*DO THIS*.
Transcribe the listing exactly, leaving out every picture.
————
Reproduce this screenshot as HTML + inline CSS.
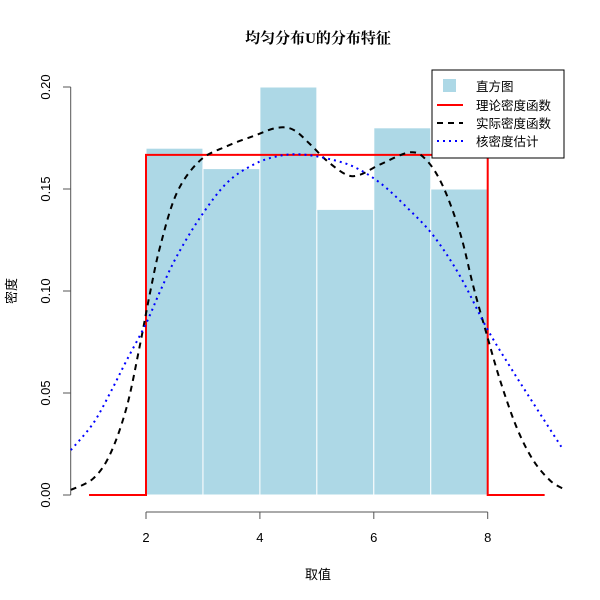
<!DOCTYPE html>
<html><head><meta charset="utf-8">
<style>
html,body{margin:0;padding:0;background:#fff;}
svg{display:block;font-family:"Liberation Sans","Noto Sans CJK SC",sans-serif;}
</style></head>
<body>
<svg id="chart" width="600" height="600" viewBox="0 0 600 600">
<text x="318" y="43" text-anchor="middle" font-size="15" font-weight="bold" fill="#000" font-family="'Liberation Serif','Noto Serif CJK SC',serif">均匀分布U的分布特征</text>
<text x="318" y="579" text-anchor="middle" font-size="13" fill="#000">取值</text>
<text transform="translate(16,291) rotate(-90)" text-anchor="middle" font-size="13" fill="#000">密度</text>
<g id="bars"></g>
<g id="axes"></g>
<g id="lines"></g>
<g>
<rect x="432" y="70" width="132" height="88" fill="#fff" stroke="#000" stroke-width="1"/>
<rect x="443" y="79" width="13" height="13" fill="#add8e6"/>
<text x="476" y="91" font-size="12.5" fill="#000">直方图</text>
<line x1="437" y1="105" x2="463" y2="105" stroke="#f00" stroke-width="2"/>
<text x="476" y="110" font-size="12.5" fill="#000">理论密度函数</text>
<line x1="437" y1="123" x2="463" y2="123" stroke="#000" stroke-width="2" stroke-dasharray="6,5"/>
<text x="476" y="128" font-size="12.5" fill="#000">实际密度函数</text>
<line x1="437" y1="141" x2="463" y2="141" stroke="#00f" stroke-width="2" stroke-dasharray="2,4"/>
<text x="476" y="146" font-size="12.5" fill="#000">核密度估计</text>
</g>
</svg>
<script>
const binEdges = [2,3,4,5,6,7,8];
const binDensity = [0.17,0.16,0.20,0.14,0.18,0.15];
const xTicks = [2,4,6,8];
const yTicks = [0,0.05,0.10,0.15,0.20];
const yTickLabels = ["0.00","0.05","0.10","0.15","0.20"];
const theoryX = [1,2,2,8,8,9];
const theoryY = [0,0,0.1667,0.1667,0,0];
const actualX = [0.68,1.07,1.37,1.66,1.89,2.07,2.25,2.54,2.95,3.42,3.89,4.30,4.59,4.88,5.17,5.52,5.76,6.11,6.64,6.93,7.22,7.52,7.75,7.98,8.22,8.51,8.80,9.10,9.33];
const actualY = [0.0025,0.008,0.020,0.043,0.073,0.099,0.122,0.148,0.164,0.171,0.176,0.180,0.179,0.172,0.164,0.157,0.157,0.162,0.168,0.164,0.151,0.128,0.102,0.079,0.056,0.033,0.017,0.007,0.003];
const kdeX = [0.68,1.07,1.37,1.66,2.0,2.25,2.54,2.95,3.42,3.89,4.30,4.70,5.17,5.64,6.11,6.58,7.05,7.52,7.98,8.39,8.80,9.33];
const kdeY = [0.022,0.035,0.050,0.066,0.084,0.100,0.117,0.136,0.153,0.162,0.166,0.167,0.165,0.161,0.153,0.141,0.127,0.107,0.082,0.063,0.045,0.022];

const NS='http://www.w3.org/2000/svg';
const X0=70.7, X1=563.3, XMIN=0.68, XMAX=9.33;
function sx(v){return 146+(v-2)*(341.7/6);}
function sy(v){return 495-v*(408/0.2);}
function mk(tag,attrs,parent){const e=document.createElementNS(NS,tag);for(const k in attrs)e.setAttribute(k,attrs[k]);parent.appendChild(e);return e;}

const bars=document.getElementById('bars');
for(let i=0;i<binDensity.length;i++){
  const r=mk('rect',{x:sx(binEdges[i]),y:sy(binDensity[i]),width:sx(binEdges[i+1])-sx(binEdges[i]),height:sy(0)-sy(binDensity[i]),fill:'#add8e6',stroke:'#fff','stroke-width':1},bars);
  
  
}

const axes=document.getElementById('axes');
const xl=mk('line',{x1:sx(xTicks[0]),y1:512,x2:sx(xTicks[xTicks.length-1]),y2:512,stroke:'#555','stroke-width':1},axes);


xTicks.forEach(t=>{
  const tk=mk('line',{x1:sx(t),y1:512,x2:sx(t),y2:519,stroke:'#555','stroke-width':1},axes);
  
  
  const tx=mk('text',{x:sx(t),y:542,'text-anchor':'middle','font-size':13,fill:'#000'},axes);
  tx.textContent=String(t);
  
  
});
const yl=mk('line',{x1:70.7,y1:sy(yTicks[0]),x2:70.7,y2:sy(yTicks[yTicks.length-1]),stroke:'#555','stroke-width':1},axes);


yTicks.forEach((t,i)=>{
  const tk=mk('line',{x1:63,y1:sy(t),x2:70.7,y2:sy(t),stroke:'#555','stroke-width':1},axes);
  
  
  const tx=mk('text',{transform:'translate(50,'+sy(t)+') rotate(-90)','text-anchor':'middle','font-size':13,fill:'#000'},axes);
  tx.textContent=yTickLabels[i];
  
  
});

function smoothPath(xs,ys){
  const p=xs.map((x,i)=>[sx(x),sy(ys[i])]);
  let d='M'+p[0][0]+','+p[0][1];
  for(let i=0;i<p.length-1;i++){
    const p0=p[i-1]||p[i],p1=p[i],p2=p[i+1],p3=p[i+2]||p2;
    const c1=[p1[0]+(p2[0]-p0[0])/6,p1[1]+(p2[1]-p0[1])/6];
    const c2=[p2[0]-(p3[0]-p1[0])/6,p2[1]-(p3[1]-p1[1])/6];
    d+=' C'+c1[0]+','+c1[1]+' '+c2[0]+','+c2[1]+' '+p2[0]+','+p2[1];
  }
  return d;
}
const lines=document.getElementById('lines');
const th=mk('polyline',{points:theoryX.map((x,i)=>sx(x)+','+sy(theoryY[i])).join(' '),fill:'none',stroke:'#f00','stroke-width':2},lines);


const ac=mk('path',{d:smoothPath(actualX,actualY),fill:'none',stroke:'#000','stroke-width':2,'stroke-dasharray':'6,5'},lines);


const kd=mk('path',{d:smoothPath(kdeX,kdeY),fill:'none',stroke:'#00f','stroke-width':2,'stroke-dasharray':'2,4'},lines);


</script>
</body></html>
————
*WRITTEN SOLUTION*.
Reproduce this screenshot as HTML + inline CSS.
<!DOCTYPE html>
<html><head><meta charset="utf-8">
<style>
html,body{margin:0;padding:0;background:#fff;}
svg{display:block;font-family:"Liberation Sans","Noto Sans CJK SC",sans-serif;}
</style></head>
<body>
<svg id="chart" width="600" height="600" viewBox="0 0 600 600">
<text x="318" y="43" text-anchor="middle" font-size="15" font-weight="bold" fill="#000" font-family="'Liberation Serif','Noto Serif CJK SC',serif">均匀分布U的分布特征</text>
<text x="318" y="579" text-anchor="middle" font-size="13" fill="#000">取值</text>
<text transform="translate(16,291) rotate(-90)" text-anchor="middle" font-size="13" fill="#000">密度</text>
<g id="bars"></g>
<g id="axes"></g>
<g id="lines"></g>
<g>
<rect x="432" y="70" width="132" height="88" fill="#fff" stroke="#000" stroke-width="1"/>
<rect x="443" y="79" width="13" height="13" fill="#add8e6"/>
<text x="476" y="91" font-size="12.5" fill="#000">直方图</text>
<line x1="437" y1="105" x2="463" y2="105" stroke="#f00" stroke-width="2"/>
<text x="476" y="110" font-size="12.5" fill="#000">理论密度函数</text>
<line x1="437" y1="123" x2="463" y2="123" stroke="#000" stroke-width="2" stroke-dasharray="6,5"/>
<text x="476" y="128" font-size="12.5" fill="#000">实际密度函数</text>
<line x1="437" y1="141" x2="463" y2="141" stroke="#00f" stroke-width="2" stroke-dasharray="2,4"/>
<text x="476" y="146" font-size="12.5" fill="#000">核密度估计</text>
</g>
</svg>
<script>
const binEdges = [2,3,4,5,6,7,8];
const binDensity = [0.17,0.16,0.20,0.14,0.18,0.15];
const xTicks = [2,4,6,8];
const yTicks = [0,0.05,0.10,0.15,0.20];
const yTickLabels = ["0.00","0.05","0.10","0.15","0.20"];
const theoryX = [1,2,2,8,8,9];
const theoryY = [0,0,0.1667,0.1667,0,0];
const actualX = [0.68,1.07,1.37,1.66,1.89,2.07,2.25,2.54,2.95,3.42,3.89,4.30,4.59,4.88,5.17,5.52,5.76,6.11,6.64,6.93,7.22,7.52,7.75,7.98,8.22,8.51,8.80,9.10,9.33];
const actualY = [0.0025,0.008,0.020,0.043,0.073,0.099,0.122,0.148,0.164,0.171,0.176,0.180,0.179,0.172,0.164,0.157,0.157,0.162,0.168,0.164,0.151,0.128,0.102,0.079,0.056,0.033,0.017,0.007,0.003];
const kdeX = [0.68,1.07,1.37,1.66,2.0,2.25,2.54,2.95,3.42,3.89,4.30,4.70,5.17,5.64,6.11,6.58,7.05,7.52,7.98,8.39,8.80,9.33];
const kdeY = [0.022,0.035,0.050,0.066,0.084,0.100,0.117,0.136,0.153,0.162,0.166,0.167,0.165,0.161,0.153,0.141,0.127,0.107,0.082,0.063,0.045,0.022];

const NS='http://www.w3.org/2000/svg';
const X0=70.7, X1=563.3, XMIN=0.68, XMAX=9.33;
function sx(v){return 146+(v-2)*(341.7/6);}
function sy(v){return 495-v*(408/0.2);}
function mk(tag,attrs,parent){const e=document.createElementNS(NS,tag);for(const k in attrs)e.setAttribute(k,attrs[k]);parent.appendChild(e);return e;}

const bars=document.getElementById('bars');
for(let i=0;i<binDensity.length;i++){
  const r=mk('rect',{x:sx(binEdges[i]),y:sy(binDensity[i]),width:sx(binEdges[i+1])-sx(binEdges[i]),height:sy(0)-sy(binDensity[i]),fill:'#add8e6',stroke:'#fff','stroke-width':1},bars);
  
  
}

const axes=document.getElementById('axes');
const xl=mk('line',{x1:sx(xTicks[0]),y1:512,x2:sx(xTicks[xTicks.length-1]),y2:512,stroke:'#555','stroke-width':1},axes);


xTicks.forEach(t=>{
  const tk=mk('line',{x1:sx(t),y1:512,x2:sx(t),y2:519,stroke:'#555','stroke-width':1},axes);
  
  
  const tx=mk('text',{x:sx(t),y:542,'text-anchor':'middle','font-size':13,fill:'#000'},axes);
  tx.textContent=String(t);
  
  
});
const yl=mk('line',{x1:70.7,y1:sy(yTicks[0]),x2:70.7,y2:sy(yTicks[yTicks.length-1]),stroke:'#555','stroke-width':1},axes);


yTicks.forEach((t,i)=>{
  const tk=mk('line',{x1:63,y1:sy(t),x2:70.7,y2:sy(t),stroke:'#555','stroke-width':1},axes);
  
  
  const tx=mk('text',{transform:'translate(50,'+sy(t)+') rotate(-90)','text-anchor':'middle','font-size':13,fill:'#000'},axes);
  tx.textContent=yTickLabels[i];
  
  
});

function smoothPath(xs,ys){
  const p=xs.map((x,i)=>[sx(x),sy(ys[i])]);
  let d='M'+p[0][0]+','+p[0][1];
  for(let i=0;i<p.length-1;i++){
    const p0=p[i-1]||p[i],p1=p[i],p2=p[i+1],p3=p[i+2]||p2;
    const c1=[p1[0]+(p2[0]-p0[0])/6,p1[1]+(p2[1]-p0[1])/6];
    const c2=[p2[0]-(p3[0]-p1[0])/6,p2[1]-(p3[1]-p1[1])/6];
    d+=' C'+c1[0]+','+c1[1]+' '+c2[0]+','+c2[1]+' '+p2[0]+','+p2[1];
  }
  return d;
}
const lines=document.getElementById('lines');
const th=mk('polyline',{points:theoryX.map((x,i)=>sx(x)+','+sy(theoryY[i])).join(' '),fill:'none',stroke:'#f00','stroke-width':2},lines);


const ac=mk('path',{d:smoothPath(actualX,actualY),fill:'none',stroke:'#000','stroke-width':2,'stroke-dasharray':'6,5'},lines);


const kd=mk('path',{d:smoothPath(kdeX,kdeY),fill:'none',stroke:'#00f','stroke-width':2,'stroke-dasharray':'2,4'},lines);


</script>
</body></html>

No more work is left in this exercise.